● **TASK DESCRIPTION**
State only how many lines contain the string "this".

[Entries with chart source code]
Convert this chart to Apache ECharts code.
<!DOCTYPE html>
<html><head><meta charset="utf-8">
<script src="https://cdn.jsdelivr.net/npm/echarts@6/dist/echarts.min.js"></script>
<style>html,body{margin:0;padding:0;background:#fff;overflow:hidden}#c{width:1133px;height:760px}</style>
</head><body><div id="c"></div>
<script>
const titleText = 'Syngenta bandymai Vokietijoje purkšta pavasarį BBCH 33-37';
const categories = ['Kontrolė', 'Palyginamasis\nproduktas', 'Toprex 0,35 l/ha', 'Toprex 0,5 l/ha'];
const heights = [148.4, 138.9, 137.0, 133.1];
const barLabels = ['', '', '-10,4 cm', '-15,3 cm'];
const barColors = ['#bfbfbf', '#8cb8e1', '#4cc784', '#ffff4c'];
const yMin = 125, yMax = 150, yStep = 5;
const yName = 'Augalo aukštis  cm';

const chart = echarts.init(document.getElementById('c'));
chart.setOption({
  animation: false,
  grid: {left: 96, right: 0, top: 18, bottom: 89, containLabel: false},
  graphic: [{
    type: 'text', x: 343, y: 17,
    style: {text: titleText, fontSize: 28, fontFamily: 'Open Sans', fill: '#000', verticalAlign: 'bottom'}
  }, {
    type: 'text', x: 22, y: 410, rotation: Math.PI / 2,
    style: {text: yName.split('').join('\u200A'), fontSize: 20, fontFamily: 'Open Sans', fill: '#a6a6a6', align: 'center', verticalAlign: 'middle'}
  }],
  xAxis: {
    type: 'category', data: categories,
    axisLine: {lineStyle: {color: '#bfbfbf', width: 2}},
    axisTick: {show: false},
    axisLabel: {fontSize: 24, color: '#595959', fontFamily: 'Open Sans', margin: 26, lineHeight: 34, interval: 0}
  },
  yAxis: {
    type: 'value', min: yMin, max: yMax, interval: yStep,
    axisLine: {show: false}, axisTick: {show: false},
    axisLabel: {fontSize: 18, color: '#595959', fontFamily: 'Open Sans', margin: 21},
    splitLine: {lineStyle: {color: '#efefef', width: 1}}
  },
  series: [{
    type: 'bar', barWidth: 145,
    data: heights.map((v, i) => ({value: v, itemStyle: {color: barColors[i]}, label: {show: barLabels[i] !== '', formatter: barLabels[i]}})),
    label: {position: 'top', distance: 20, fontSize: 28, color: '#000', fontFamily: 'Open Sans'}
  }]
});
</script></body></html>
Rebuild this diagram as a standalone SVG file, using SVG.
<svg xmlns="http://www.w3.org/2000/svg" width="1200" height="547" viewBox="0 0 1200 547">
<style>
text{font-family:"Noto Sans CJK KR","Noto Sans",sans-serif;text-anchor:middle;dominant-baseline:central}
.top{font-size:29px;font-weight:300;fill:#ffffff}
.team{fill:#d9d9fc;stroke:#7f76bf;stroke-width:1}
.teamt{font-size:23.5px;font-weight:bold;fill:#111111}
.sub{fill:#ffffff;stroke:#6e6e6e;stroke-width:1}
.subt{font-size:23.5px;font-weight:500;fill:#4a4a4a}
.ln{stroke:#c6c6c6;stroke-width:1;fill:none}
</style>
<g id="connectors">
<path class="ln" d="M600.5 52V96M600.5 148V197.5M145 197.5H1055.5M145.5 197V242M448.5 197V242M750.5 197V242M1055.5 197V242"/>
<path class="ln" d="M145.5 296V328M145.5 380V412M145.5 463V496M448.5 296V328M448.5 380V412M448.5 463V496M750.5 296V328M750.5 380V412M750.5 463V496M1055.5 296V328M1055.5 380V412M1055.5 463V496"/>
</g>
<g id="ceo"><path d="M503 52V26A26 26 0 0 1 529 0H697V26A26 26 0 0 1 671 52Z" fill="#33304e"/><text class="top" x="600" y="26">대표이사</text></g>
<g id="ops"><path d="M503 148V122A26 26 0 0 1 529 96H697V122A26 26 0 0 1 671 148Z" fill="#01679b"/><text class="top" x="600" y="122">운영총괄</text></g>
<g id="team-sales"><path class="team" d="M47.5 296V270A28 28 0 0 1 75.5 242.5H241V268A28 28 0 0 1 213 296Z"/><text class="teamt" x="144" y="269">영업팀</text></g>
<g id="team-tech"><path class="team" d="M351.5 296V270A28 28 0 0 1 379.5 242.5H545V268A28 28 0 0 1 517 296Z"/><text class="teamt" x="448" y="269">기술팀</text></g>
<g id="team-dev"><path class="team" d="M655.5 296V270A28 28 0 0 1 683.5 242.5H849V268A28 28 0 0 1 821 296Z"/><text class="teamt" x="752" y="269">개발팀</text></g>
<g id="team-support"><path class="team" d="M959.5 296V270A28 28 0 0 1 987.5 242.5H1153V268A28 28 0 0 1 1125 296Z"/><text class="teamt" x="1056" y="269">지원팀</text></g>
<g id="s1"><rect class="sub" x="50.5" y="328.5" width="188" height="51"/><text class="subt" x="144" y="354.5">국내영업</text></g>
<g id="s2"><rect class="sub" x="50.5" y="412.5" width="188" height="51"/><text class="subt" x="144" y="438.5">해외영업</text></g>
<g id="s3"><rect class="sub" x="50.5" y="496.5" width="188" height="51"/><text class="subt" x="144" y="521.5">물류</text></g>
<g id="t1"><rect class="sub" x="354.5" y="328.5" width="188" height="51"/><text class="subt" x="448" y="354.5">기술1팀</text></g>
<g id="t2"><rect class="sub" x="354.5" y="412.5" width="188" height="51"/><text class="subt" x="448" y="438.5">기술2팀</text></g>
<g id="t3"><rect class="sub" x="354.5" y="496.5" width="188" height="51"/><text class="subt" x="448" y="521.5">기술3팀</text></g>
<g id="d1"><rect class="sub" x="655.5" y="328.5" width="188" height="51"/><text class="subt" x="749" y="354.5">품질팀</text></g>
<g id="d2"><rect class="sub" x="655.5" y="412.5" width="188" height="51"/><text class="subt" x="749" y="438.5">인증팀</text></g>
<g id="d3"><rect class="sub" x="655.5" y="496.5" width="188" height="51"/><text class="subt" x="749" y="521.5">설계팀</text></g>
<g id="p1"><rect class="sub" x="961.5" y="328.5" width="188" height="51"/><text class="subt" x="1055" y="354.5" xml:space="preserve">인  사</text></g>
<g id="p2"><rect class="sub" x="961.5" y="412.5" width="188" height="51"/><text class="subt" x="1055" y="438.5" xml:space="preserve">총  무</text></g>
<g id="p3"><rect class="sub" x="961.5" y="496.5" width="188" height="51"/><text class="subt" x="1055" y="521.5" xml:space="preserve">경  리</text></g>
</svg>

● **TASK RESPONSE**
2